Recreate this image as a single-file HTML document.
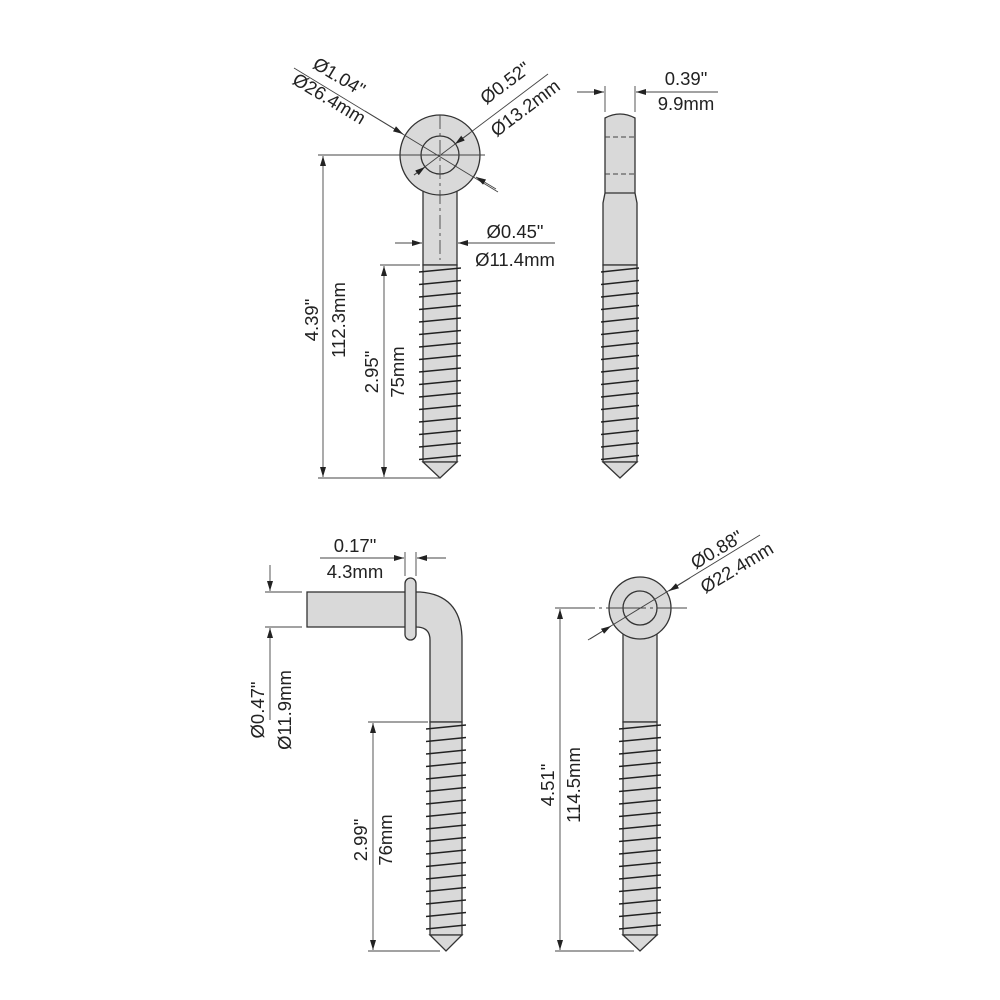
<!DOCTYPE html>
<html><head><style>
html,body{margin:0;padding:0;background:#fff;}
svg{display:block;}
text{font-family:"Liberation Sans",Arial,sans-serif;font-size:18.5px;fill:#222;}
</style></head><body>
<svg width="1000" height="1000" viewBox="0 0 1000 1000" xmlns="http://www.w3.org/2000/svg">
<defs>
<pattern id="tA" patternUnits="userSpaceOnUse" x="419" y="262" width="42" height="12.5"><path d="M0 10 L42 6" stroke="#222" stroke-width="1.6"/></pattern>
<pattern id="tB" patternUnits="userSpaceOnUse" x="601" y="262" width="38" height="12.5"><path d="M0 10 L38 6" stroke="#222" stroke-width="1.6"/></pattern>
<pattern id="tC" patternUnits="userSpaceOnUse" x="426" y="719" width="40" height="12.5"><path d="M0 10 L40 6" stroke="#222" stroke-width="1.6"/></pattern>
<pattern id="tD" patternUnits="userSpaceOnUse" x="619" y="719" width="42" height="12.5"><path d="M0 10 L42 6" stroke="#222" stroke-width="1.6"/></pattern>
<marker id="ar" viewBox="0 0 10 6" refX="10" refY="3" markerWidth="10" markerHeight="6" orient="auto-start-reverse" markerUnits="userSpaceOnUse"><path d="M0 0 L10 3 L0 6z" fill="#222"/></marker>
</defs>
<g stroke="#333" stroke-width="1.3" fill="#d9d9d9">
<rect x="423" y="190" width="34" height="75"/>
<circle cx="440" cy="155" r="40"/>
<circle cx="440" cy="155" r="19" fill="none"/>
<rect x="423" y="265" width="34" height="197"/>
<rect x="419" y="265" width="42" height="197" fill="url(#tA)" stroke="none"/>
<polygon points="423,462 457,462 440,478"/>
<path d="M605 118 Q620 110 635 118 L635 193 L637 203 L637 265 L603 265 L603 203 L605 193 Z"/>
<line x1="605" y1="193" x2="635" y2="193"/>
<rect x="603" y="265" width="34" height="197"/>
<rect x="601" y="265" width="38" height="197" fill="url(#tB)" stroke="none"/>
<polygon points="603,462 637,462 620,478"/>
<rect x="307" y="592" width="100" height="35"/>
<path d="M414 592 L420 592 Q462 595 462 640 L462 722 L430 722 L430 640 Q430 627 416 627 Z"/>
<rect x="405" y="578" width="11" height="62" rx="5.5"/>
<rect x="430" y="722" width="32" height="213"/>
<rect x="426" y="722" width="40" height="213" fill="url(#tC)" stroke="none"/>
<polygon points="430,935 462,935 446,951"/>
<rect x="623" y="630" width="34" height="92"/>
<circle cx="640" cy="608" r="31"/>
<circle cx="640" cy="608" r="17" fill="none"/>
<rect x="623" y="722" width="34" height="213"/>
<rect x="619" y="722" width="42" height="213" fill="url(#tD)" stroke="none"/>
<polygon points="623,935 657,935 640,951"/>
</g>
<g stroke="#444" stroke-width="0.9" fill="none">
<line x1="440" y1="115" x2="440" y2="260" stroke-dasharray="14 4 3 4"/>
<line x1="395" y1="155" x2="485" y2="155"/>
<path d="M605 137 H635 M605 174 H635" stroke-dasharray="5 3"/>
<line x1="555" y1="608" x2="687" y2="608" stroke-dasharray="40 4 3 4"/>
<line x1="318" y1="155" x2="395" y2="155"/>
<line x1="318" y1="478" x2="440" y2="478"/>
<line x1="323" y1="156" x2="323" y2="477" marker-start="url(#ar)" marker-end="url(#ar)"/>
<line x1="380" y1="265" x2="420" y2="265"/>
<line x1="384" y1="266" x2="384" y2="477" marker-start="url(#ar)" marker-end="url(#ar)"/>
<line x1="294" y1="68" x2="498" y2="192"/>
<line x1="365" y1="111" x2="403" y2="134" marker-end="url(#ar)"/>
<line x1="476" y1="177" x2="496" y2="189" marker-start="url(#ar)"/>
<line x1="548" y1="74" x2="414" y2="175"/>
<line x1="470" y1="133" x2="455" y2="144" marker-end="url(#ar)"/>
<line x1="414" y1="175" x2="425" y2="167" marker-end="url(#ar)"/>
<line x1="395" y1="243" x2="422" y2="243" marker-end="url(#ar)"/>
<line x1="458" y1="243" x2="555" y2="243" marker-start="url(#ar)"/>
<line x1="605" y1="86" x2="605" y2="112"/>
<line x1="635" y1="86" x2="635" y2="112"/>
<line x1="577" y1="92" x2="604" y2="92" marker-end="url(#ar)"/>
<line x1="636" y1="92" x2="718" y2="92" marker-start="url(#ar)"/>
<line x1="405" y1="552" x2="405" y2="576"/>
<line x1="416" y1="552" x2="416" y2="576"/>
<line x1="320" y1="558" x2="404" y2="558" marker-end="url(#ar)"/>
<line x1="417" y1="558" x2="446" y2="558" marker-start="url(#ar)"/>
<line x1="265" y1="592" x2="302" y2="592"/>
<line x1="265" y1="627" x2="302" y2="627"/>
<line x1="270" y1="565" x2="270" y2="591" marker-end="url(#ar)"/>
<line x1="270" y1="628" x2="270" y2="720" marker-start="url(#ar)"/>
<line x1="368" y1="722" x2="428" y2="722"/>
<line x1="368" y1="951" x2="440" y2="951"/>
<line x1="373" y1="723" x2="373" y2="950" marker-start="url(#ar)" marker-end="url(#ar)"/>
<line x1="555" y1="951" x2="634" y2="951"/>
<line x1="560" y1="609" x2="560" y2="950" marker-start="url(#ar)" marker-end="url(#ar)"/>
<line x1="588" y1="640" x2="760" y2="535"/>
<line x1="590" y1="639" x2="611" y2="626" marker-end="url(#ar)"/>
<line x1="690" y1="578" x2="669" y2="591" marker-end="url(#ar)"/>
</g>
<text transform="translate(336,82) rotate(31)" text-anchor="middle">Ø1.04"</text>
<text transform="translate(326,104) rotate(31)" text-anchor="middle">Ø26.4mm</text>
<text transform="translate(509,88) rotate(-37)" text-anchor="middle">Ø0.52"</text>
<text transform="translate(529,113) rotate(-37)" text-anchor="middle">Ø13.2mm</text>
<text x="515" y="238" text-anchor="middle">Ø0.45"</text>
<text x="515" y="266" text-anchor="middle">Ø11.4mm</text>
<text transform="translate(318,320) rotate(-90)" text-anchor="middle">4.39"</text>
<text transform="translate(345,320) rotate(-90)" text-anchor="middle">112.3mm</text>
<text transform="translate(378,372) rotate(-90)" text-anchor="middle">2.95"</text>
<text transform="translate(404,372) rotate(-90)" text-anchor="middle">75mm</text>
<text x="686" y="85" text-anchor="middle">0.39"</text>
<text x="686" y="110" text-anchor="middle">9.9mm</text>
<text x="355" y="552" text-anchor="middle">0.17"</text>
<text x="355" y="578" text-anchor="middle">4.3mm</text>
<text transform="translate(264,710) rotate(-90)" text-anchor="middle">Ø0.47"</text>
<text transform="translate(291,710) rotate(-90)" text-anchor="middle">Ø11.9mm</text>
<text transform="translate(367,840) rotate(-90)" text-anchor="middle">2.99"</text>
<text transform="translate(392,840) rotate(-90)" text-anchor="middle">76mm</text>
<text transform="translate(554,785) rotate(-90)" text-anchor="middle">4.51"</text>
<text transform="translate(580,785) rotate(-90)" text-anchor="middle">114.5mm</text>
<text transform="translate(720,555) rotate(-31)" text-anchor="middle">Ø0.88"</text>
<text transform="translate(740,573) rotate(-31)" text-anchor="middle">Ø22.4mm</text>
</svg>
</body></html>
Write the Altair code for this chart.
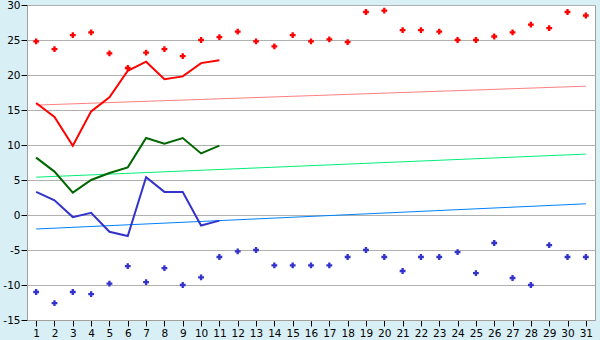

* * *

What to produce: Retype every entry verbatim and exclude the pictures from the copy.

Answer to the exercise:
Recreate this image as a single-file HTML document.
<!DOCTYPE html>
<html><head><style>
html,body{margin:0;padding:0;background:#fff;}
svg{display:block;}
text{font-family:"Liberation Sans",Arial,sans-serif;font-size:18.5px;fill:#222;}
</style></head><body>
<svg width="1000" height="1000" viewBox="0 0 1000 1000" xmlns="http://www.w3.org/2000/svg">
<defs>
<pattern id="tA" patternUnits="userSpaceOnUse" x="419" y="262" width="42" height="12.5"><path d="M0 10 L42 6" stroke="#222" stroke-width="1.6"/></pattern>
<pattern id="tB" patternUnits="userSpaceOnUse" x="601" y="262" width="38" height="12.5"><path d="M0 10 L38 6" stroke="#222" stroke-width="1.6"/></pattern>
<pattern id="tC" patternUnits="userSpaceOnUse" x="426" y="719" width="40" height="12.5"><path d="M0 10 L40 6" stroke="#222" stroke-width="1.6"/></pattern>
<pattern id="tD" patternUnits="userSpaceOnUse" x="619" y="719" width="42" height="12.5"><path d="M0 10 L42 6" stroke="#222" stroke-width="1.6"/></pattern>
<marker id="ar" viewBox="0 0 10 6" refX="10" refY="3" markerWidth="10" markerHeight="6" orient="auto-start-reverse" markerUnits="userSpaceOnUse"><path d="M0 0 L10 3 L0 6z" fill="#222"/></marker>
</defs>
<g stroke="#333" stroke-width="1.3" fill="#d9d9d9">
<rect x="423" y="190" width="34" height="75"/>
<circle cx="440" cy="155" r="40"/>
<circle cx="440" cy="155" r="19" fill="none"/>
<rect x="423" y="265" width="34" height="197"/>
<rect x="419" y="265" width="42" height="197" fill="url(#tA)" stroke="none"/>
<polygon points="423,462 457,462 440,478"/>
<path d="M605 118 Q620 110 635 118 L635 193 L637 203 L637 265 L603 265 L603 203 L605 193 Z"/>
<line x1="605" y1="193" x2="635" y2="193"/>
<rect x="603" y="265" width="34" height="197"/>
<rect x="601" y="265" width="38" height="197" fill="url(#tB)" stroke="none"/>
<polygon points="603,462 637,462 620,478"/>
<rect x="307" y="592" width="100" height="35"/>
<path d="M414 592 L420 592 Q462 595 462 640 L462 722 L430 722 L430 640 Q430 627 416 627 Z"/>
<rect x="405" y="578" width="11" height="62" rx="5.5"/>
<rect x="430" y="722" width="32" height="213"/>
<rect x="426" y="722" width="40" height="213" fill="url(#tC)" stroke="none"/>
<polygon points="430,935 462,935 446,951"/>
<rect x="623" y="630" width="34" height="92"/>
<circle cx="640" cy="608" r="31"/>
<circle cx="640" cy="608" r="17" fill="none"/>
<rect x="623" y="722" width="34" height="213"/>
<rect x="619" y="722" width="42" height="213" fill="url(#tD)" stroke="none"/>
<polygon points="623,935 657,935 640,951"/>
</g>
<g stroke="#444" stroke-width="0.9" fill="none">
<line x1="440" y1="115" x2="440" y2="260" stroke-dasharray="14 4 3 4"/>
<line x1="395" y1="155" x2="485" y2="155"/>
<path d="M605 137 H635 M605 174 H635" stroke-dasharray="5 3"/>
<line x1="555" y1="608" x2="687" y2="608" stroke-dasharray="40 4 3 4"/>
<line x1="318" y1="155" x2="395" y2="155"/>
<line x1="318" y1="478" x2="440" y2="478"/>
<line x1="323" y1="156" x2="323" y2="477" marker-start="url(#ar)" marker-end="url(#ar)"/>
<line x1="380" y1="265" x2="420" y2="265"/>
<line x1="384" y1="266" x2="384" y2="477" marker-start="url(#ar)" marker-end="url(#ar)"/>
<line x1="294" y1="68" x2="498" y2="192"/>
<line x1="365" y1="111" x2="403" y2="134" marker-end="url(#ar)"/>
<line x1="476" y1="177" x2="496" y2="189" marker-start="url(#ar)"/>
<line x1="548" y1="74" x2="414" y2="175"/>
<line x1="470" y1="133" x2="455" y2="144" marker-end="url(#ar)"/>
<line x1="414" y1="175" x2="425" y2="167" marker-end="url(#ar)"/>
<line x1="395" y1="243" x2="422" y2="243" marker-end="url(#ar)"/>
<line x1="458" y1="243" x2="555" y2="243" marker-start="url(#ar)"/>
<line x1="605" y1="86" x2="605" y2="112"/>
<line x1="635" y1="86" x2="635" y2="112"/>
<line x1="577" y1="92" x2="604" y2="92" marker-end="url(#ar)"/>
<line x1="636" y1="92" x2="718" y2="92" marker-start="url(#ar)"/>
<line x1="405" y1="552" x2="405" y2="576"/>
<line x1="416" y1="552" x2="416" y2="576"/>
<line x1="320" y1="558" x2="404" y2="558" marker-end="url(#ar)"/>
<line x1="417" y1="558" x2="446" y2="558" marker-start="url(#ar)"/>
<line x1="265" y1="592" x2="302" y2="592"/>
<line x1="265" y1="627" x2="302" y2="627"/>
<line x1="270" y1="565" x2="270" y2="591" marker-end="url(#ar)"/>
<line x1="270" y1="628" x2="270" y2="720" marker-start="url(#ar)"/>
<line x1="368" y1="722" x2="428" y2="722"/>
<line x1="368" y1="951" x2="440" y2="951"/>
<line x1="373" y1="723" x2="373" y2="950" marker-start="url(#ar)" marker-end="url(#ar)"/>
<line x1="555" y1="951" x2="634" y2="951"/>
<line x1="560" y1="609" x2="560" y2="950" marker-start="url(#ar)" marker-end="url(#ar)"/>
<line x1="588" y1="640" x2="760" y2="535"/>
<line x1="590" y1="639" x2="611" y2="626" marker-end="url(#ar)"/>
<line x1="690" y1="578" x2="669" y2="591" marker-end="url(#ar)"/>
</g>
<text transform="translate(336,82) rotate(31)" text-anchor="middle">Ø1.04"</text>
<text transform="translate(326,104) rotate(31)" text-anchor="middle">Ø26.4mm</text>
<text transform="translate(509,88) rotate(-37)" text-anchor="middle">Ø0.52"</text>
<text transform="translate(529,113) rotate(-37)" text-anchor="middle">Ø13.2mm</text>
<text x="515" y="238" text-anchor="middle">Ø0.45"</text>
<text x="515" y="266" text-anchor="middle">Ø11.4mm</text>
<text transform="translate(318,320) rotate(-90)" text-anchor="middle">4.39"</text>
<text transform="translate(345,320) rotate(-90)" text-anchor="middle">112.3mm</text>
<text transform="translate(378,372) rotate(-90)" text-anchor="middle">2.95"</text>
<text transform="translate(404,372) rotate(-90)" text-anchor="middle">75mm</text>
<text x="686" y="85" text-anchor="middle">0.39"</text>
<text x="686" y="110" text-anchor="middle">9.9mm</text>
<text x="355" y="552" text-anchor="middle">0.17"</text>
<text x="355" y="578" text-anchor="middle">4.3mm</text>
<text transform="translate(264,710) rotate(-90)" text-anchor="middle">Ø0.47"</text>
<text transform="translate(291,710) rotate(-90)" text-anchor="middle">Ø11.9mm</text>
<text transform="translate(367,840) rotate(-90)" text-anchor="middle">2.99"</text>
<text transform="translate(392,840) rotate(-90)" text-anchor="middle">76mm</text>
<text transform="translate(554,785) rotate(-90)" text-anchor="middle">4.51"</text>
<text transform="translate(580,785) rotate(-90)" text-anchor="middle">114.5mm</text>
<text transform="translate(720,555) rotate(-31)" text-anchor="middle">Ø0.88"</text>
<text transform="translate(740,573) rotate(-31)" text-anchor="middle">Ø22.4mm</text>
</svg>
</body></html>
Write the Altair code for this chart.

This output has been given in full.